A Clever Ad Campaign That Backfired on the Ad Agency
April 12, 2011
General Telephone was a rival to the Bell phone system. It was not an effective rival.
Sometime around 1951, we moved to a town that had GTE. I knew by age 9 that GTE's service was bad compared to Bell's. When a 9-year-old knows, the company has an image problem. But it did not have a marketing problem.
The old system was based on regulation by the Federal Communications Commission. Companies were granted regional monopolies. That taught me early that Federal regulation did not work well for customers.
On 1970, GTE tried to recover its image. It began running an ad campaign in Los Angeles County that admitted what everyone in GTE's areas already knew: the company delivered rotten service. The campaign was so off-the-wall that Time Magazine ran a story on it.
The ads were pulled off the air by management within weeks. The ads could not increase the company's income. GTE had a monopoly. The ads made GTE's performance look bad. Managers did not want to be laughed at. One of the commercials featured a man at a dinner party who is asked what he does for a living. He says he works for GTE. The sound of derisive laughter fills the room.
The ad agency forget the #1 rule of advertising: you must sell management on the ads. When the ads cannot increase revenue, then there is no reason to expect managers to stick with an ad that undermines their self-image. The campaign caught flak from lower-level managers. Senior managers killed the campaign.

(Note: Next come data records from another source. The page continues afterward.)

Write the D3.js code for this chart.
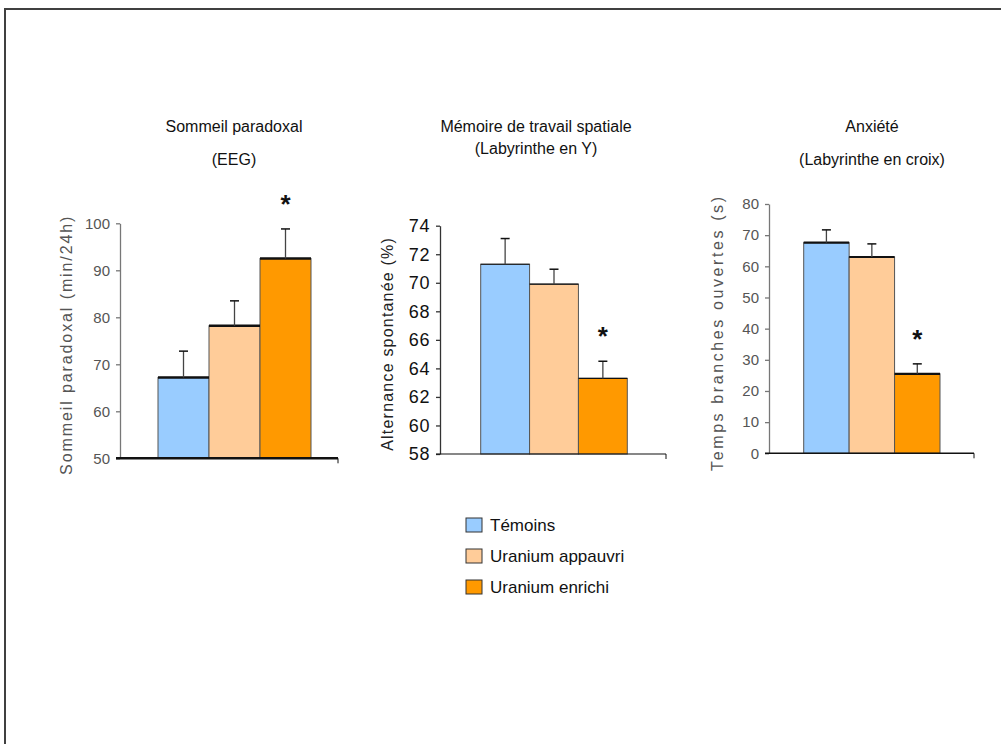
<!DOCTYPE html>
<html>
<head>
<meta charset="utf-8">
<script src="https://cdn.jsdelivr.net/npm/d3@7"></script>
<style>
  body { margin: 0; background: #fff; }
  svg { display: block; font-family: Arial, "Liberation Sans", sans-serif; }
</style>
</head>
<body>
<div id="chart"></div>
<script>
// groups (same in every panel)
var groups = ["Témoins", "Uranium appauvri", "Uranium enrichi"];
var groupColors = ["#99CCFF", "#FFCC99", "#FF9900"];

// Sommeil paradoxal (EEG)
var sleepMeans = [67.2, 78.2, 92.5];
var sleepErr = [5.6, 5.3, 6.3];
var sleepTicks = [50, 60, 70, 80, 90, 100];

// Mémoire de travail spatiale
var memMeans = [71.3, 69.9, 63.3];
var memErr = [1.8, 1.05, 1.2];
var memTicks = [58, 60, 62, 64, 66, 68, 70, 72, 74];

// Anxiété
var anxMeans = [67.6, 63.0, 25.5];
var anxErr = [4.1, 4.2, 3.2];
var anxTicks = [0, 10, 20, 30, 40, 50, 60, 70, 80];

var starFlags = [false, false, true];

var W = 1001, H = 744;

var svg = d3.select("#chart").append("svg")
    .attr("width", W)
    .attr("height", H);

// frame
svg.append("path")
    .attr("d", "M5,744V9H1001")
    .attr("fill", "none")
    .attr("stroke", "#404040")
    .attr("stroke-width", 2);

var panels = [
  { means: sleepMeans, errs: sleepErr, ticks: sleepTicks,
    title: ["Sommeil paradoxal", "(EEG)"], titleX: 234, titleY: [132, 165],
    ylabel: "Sommeil paradoxal (min/24h)", labelX: 72, labelSize: 16, labelSpacing: 1.9, labelColor: "#555",
    tickSize: 15, tickColor: "#555", tickSpacing: 0,
    top: 223.3, bottom: 458.3, axisX: 120, axisEnd: 338, barL: 158, barR: 311,
    yAxisColor: "#777", xAxisWidth: 2.5, topWidth: 2.5 },
  { means: memMeans, errs: memErr, ticks: memTicks,
    title: ["Mémoire de travail spatiale", "(Labyrinthe en Y)"], titleX: 536, titleY: [132, 154],
    ylabel: "Alternance spontanée (%)", labelX: 393, labelSize: 16, labelSpacing: 1.2, labelColor: "#222",
    tickSize: 18, tickColor: "#111", tickSpacing: 0.6,
    top: 225.7, bottom: 454, axisX: 440, axisEnd: 666, barL: 480.7, barR: 627.3,
    yAxisColor: "#333", xAxisWidth: 1.2, topWidth: 1.2 },
  { means: anxMeans, errs: anxErr, ticks: anxTicks,
    title: ["Anxiété", "(Labyrinthe en croix)"], titleX: 872, titleY: [132, 165],
    ylabel: "Temps branches ouvertes (s)", labelX: 723, labelSize: 16, labelSpacing: 2.6, labelColor: "#555",
    tickSize: 15, tickColor: "#555", tickSpacing: 0,
    top: 204, bottom: 453.3, axisX: 769, axisEnd: 974, barL: 803.7, barR: 940,
    yAxisColor: "#777", xAxisWidth: 1.5, topWidth: 2.2 }
];

panels.forEach(function(p) {
  var y = d3.scaleLinear()
      .domain([p.ticks[0], p.ticks[p.ticks.length - 1]])
      .range([p.bottom, p.top]);

  var x = d3.scaleBand()
      .domain(groups)
      .range([p.barL, p.barR])
      .padding(0);

  var g = svg.append("g");

  // titles
  g.selectAll("text.title")
    .data(p.title)
    .enter().append("text")
      .attr("class", "title")
      .attr("x", p.titleX)
      .attr("y", function(d, i) { return p.titleY[i]; })
      .attr("text-anchor", "middle")
      .attr("font-size", 16)
      .attr("fill", "#111")
      .text(function(d) { return d; });

  // y axis
  var yAxis = g.append("g")
      .attr("transform", "translate(" + p.axisX + ",0)")
      .call(d3.axisLeft(y).tickValues(p.ticks).tickSize(4).tickPadding(6).tickSizeOuter(0));
  yAxis.select(".domain").attr("stroke", p.yAxisColor).attr("stroke-width", 1.3);
  yAxis.selectAll(".tick line").attr("stroke", p.yAxisColor).attr("stroke-width", 1.3);
  yAxis.selectAll(".tick text")
      .attr("font-size", p.tickSize)
      .attr("font-family", "Arial, 'Liberation Sans', sans-serif")
      .attr("letter-spacing", p.tickSpacing)
      .attr("fill", p.tickColor);

  // y label
  g.append("text")
      .attr("transform", "translate(" + p.labelX + "," + ((p.top + p.bottom) / 2 + 4) + ") rotate(-90)")
      .attr("text-anchor", "middle")
      .attr("font-size", p.labelSize)
      .attr("letter-spacing", p.labelSpacing)
      .attr("fill", p.labelColor)
      .text(p.ylabel);

  // bars
  g.selectAll("rect.bar")
    .data(p.means)
    .enter().append("rect")
      .attr("class", "bar")
      .attr("x", function(d, i) { return x(groups[i]); })
      .attr("y", function(d) { return y(d); })
      .attr("width", x.bandwidth())
      .attr("height", function(d) { return p.bottom - y(d); })
      .attr("fill", function(d, i) { return groupColors[i]; })
      .attr("stroke", "#555")
      .attr("stroke-width", 1);

  // bar tops
  g.selectAll("line.bartop")
    .data(p.means)
    .enter().append("line")
      .attr("x1", function(d, i) { return x(groups[i]); })
      .attr("x2", function(d, i) { return x(groups[i]) + x.bandwidth(); })
      .attr("y1", function(d) { return y(d); })
      .attr("y2", function(d) { return y(d); })
      .attr("stroke", "#111")
      .attr("stroke-width", p.topWidth);

  // error bars
  var eb = g.selectAll("g.err")
    .data(p.means)
    .enter().append("g");
  eb.append("line")
      .attr("x1", function(d, i) { return x(groups[i]) + x.bandwidth() / 2; })
      .attr("x2", function(d, i) { return x(groups[i]) + x.bandwidth() / 2; })
      .attr("y1", function(d) { return y(d); })
      .attr("y2", function(d, i) { return y(d + p.errs[i]); })
      .attr("stroke", "#444")
      .attr("stroke-width", 1.3);
  eb.append("line")
      .attr("x1", function(d, i) { return x(groups[i]) + x.bandwidth() / 2 - 4.5; })
      .attr("x2", function(d, i) { return x(groups[i]) + x.bandwidth() / 2 + 4.5; })
      .attr("y1", function(d, i) { return y(d + p.errs[i]); })
      .attr("y2", function(d, i) { return y(d + p.errs[i]); })
      .attr("stroke", "#111")
      .attr("stroke-width", 1.5);

  // significance stars
  g.selectAll("text.star")
    .data(p.means.filter(function(d, i) { return starFlags[i]; }))
    .enter().append("text")
      .attr("x", function(d) { var i = p.means.indexOf(d); return x(groups[i]) + x.bandwidth() / 2; })
      .attr("y", function(d) { var i = p.means.indexOf(d); return y(d + p.errs[i]) - 16; })
      .attr("text-anchor", "middle")
      .attr("font-size", 26)
      .attr("font-weight", "bold")
      .attr("fill", "#111")
      .text("*");

  // x axis
  g.append("line")
      .attr("x1", p.axisX - 4)
      .attr("x2", p.axisEnd)
      .attr("y1", p.bottom)
      .attr("y2", p.bottom)
      .attr("stroke", "#111")
      .attr("stroke-width", p.xAxisWidth);
  g.append("line")
      .attr("x1", p.axisEnd)
      .attr("x2", p.axisEnd)
      .attr("y1", p.bottom)
      .attr("y2", p.bottom + 5)
      .attr("stroke", "#111")
      .attr("stroke-width", 1);
});

// legend
var legend = svg.append("g").attr("transform", "translate(466,518)");
var items = legend.selectAll("g")
  .data(groups)
  .enter().append("g")
    .attr("transform", function(d, i) { return "translate(0," + (i * 31) + ")"; });
items.append("rect")
    .attr("width", 16)
    .attr("height", 14)
    .attr("fill", function(d, i) { return groupColors[i]; })
    .attr("stroke", "#333")
    .attr("stroke-width", 1);
items.append("text")
    .attr("x", 24)
    .attr("y", 13)
    .attr("font-size", 17)
    .attr("fill", "#111")
    .text(function(d) { return d; });
</script>
</body>
</html>
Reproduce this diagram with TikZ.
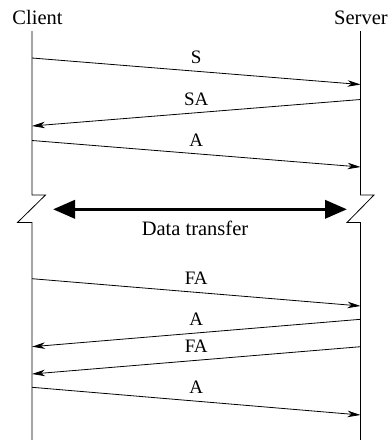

If an ad cannot increase market share or profits, why pay for it? Because senior management thinks it can promotes the firm. They see the ad on TV or in a magazine, and it makes them look good. They get some glory. This ad gave them no glory. It made them look bad.
The agency forgot to ask: Why is buyer paying for the ads? Ads that do not make senior managers richer had better make them look good.
The ad agency was too clever. It wanted to make an ad that would impress other people in the advertising world. Getting the campaign dropped was not what they had in mind.
But I never forgot this ad.
Today, the company is Verizon. It is a classic case of a large company that turned itself around in a competitive environment with much less government regulation.